The chi-square (χ²) test compares observed frequencies to expected frequencies: χ² = Σ[(O − E)² ÷ E], where O is observed and E is expected frequency. It is used for: (1) goodness-of-fit tests (does data fit a theoretical distribution?); (2) tests of independence (are two categorical variables related?). For a 2×2 contingency table, degrees of freedom = (rows − 1) × (columns − 1) = 1. If χ² > critical value from the table (e.g., 3.841 for df=1 at α=0.05), the variables are not independent.
For estimating a population mean: n = (z* × σ ÷ E)², where z* is the z-score for your confidence level (1.96 for 95%), σ is the population standard deviation, and E is the acceptable margin of error.

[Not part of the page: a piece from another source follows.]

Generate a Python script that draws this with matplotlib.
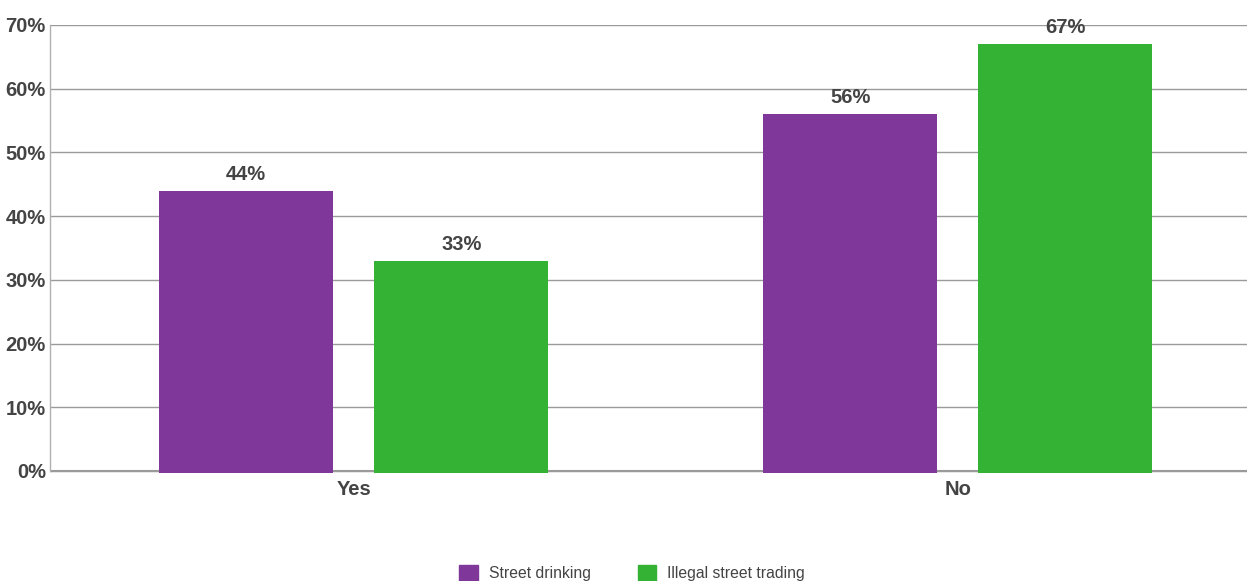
import matplotlib
matplotlib.use("Agg")
import matplotlib.pyplot as plt
from matplotlib.patches import Patch
from matplotlib import font_manager as fm

categories = ["Yes", "No"]
series_names = ["Street drinking", "Illegal street trading"]
street_drinking = [44, 56]
illegal_trading = [33, 67]
yticks = [0, 10, 20, 30, 40, 50, 60, 70]

names = {f.name for f in fm.fontManager.ttflist}
fam = "Liberation Sans Narrow" if "Liberation Sans Narrow" in names else "Liberation Sans"
plt.rcParams["font.family"] = [fam, "DejaVu Sans"]

purple = "#7f3799"
green = "#34b233"
txt = "#444444"
grid = "#9a9a9a"

fig = plt.figure(figsize=(12.47, 5.81), dpi=100)
ax = fig.add_axes([50/1247, 1-473.5/581, 1-50/1247, (473.5-25)/581])

x = list(range(len(categories)))
w = 0.288
off = 0.178
b1 = ax.bar([i - off for i in x], [v + 0.3 for v in street_drinking], bottom=-0.3,
            width=w, color=purple, zorder=3)
b2 = ax.bar([i + off for i in x], [v + 0.3 for v in illegal_trading], bottom=-0.3,
            width=w, color=green, zorder=3)
for vals, bars in ((street_drinking, b1), (illegal_trading, b2)):
    for v, r in zip(vals, bars):
        ax.annotate(f"{v:.0f}%", (r.get_x() + r.get_width()/2, v), xytext=(0, 5),
                    textcoords="offset points", ha="center", va="bottom",
                    fontsize=14.5, fontweight="bold", color=txt)

ax.set_xlim(-0.503, 1.479)
ax.set_ylim(-0.4, 70)
ax.set_yticks(yticks)
ax.set_yticklabels([f"{v}%" for v in yticks], fontsize=14.5, fontweight="bold", color=txt)
ax.set_xticks(x)
ax.set_xticklabels(categories, fontsize=14.5, fontweight="bold", color=txt)
ax.tick_params(axis="both", length=0, pad=3)
ax.tick_params(axis="x", pad=5)
ax.yaxis.grid(True, color=grid, linewidth=1, zorder=0)
for s in ["top", "right", "bottom"]:
    ax.spines[s].set_visible(False)
ax.spines["left"].set_color("#b0b0b0")
ax.spines["left"].set_linewidth(1)
ax.spines["left"].set_bounds(0, 70)
ax.axhline(0, color=grid, linewidth=1.5, zorder=2)

handles = [Patch(color=purple), Patch(color=green)]
fig.legend(handles, series_names, loc="lower center", bbox_to_anchor=(0.507, -0.025),
           ncol=2, frameon=False, fontsize=11.3, handlelength=1.2, handleheight=1.2,
           handletextpad=0.7, columnspacing=2.95, labelcolor=txt)

fig.savefig("out.png", dpi=100)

For estimating a proportion: n = z*² × p(1−p) ÷ E². If the true proportion is unknown, use p = 0.5 to get the most conservative (largest) sample size. For a 95% CI with a margin of error of 5% and p = 0.5: n = 1.96² × 0.25 ÷ 0.0025 = 384.16, so n = 385. Larger samples give narrower confidence intervals and more statistical power.
A Type I error (false positive) occurs when you reject a true null hypothesis — concluding there is an effect when there isn't one. Its probability is the significance level α (typically 0.05 or 5%). A Type II error (false negative) occurs when you fail to reject a false null hypothesis — missing a real effect. Its probability is β; statistical power = 1 − β (typically targeted at 80% or 90%). There is a trade-off: reducing α (being more strict) increases the risk of Type II errors. The right balance depends on the consequences of each type of error.
Simple linear regression fits the equation ŷ = a + bx, where b is the slope (change in y per unit change in x) and a is the intercept (predicted y when x = 0). R² (coefficient of determination) measures how much of the variance in y is explained by x — R² = 0.80 means the model explains 80% of the variation. The p-value for each coefficient tests whether it is significantly different from zero. A low p-value (< 0.05) for the slope confirms a statistically significant linear relationship. Always check residual plots — patterns in residuals indicate that the linear model may not be appropriate.